In October 2017 – and again in October 2018 – excise duties on petrol were graciously cut by a cumulatively Rs 3.5 per litre in order to give consumers some relief amid rising global crude oil prices. Incidentally, the first cut had come a little before the Gujarat Assembly election, and the second in close proximity to state elections in Rajasthan, Madhya Pradesh and Chhattisgarh.
Both the Centre and states have, and especially the former has, made a bounty from revenues on the very fuels underlying these bonds: petrol and diesel.
And it has been the central government that has claimed most of that bounty, by calling a bigger proportion of the fuel tax “cess,” year after year. The Centre’s revenues from these two fuels (after discounting for states’ share) has risen from an estimated Rs 1.4 trillion in 2015-16 to Rs 3.6 trillion in 2020-21.

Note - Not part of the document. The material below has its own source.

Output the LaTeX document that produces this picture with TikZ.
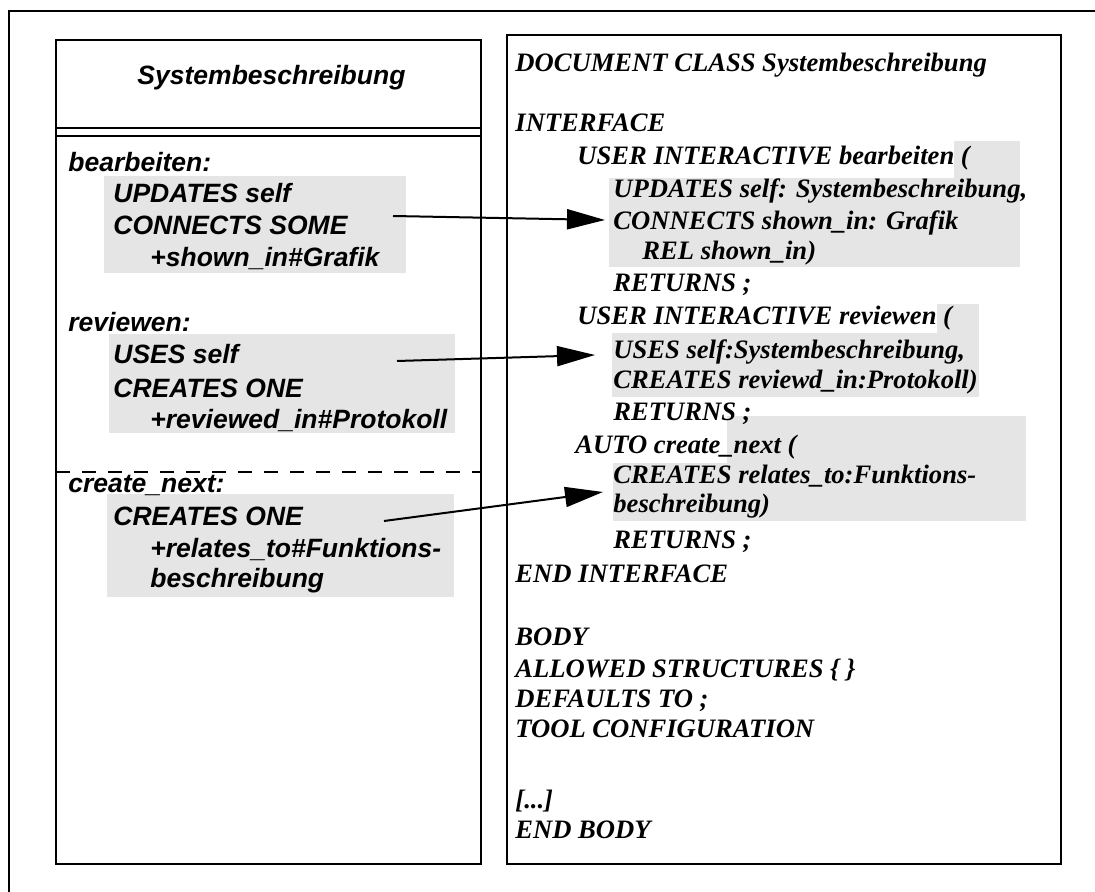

Under the priciness of the petrol we buy, there is this complex world of revenues, marketing margins, bonds and interest payments. The universe of consumers’ demand, on the other hand, is not as complex. All they demand is cheaper fuel!
Do you still think the government will, especially after giving reasons for high fuel taxes, bite the bullet and cut excise duties? I think the Noes have it!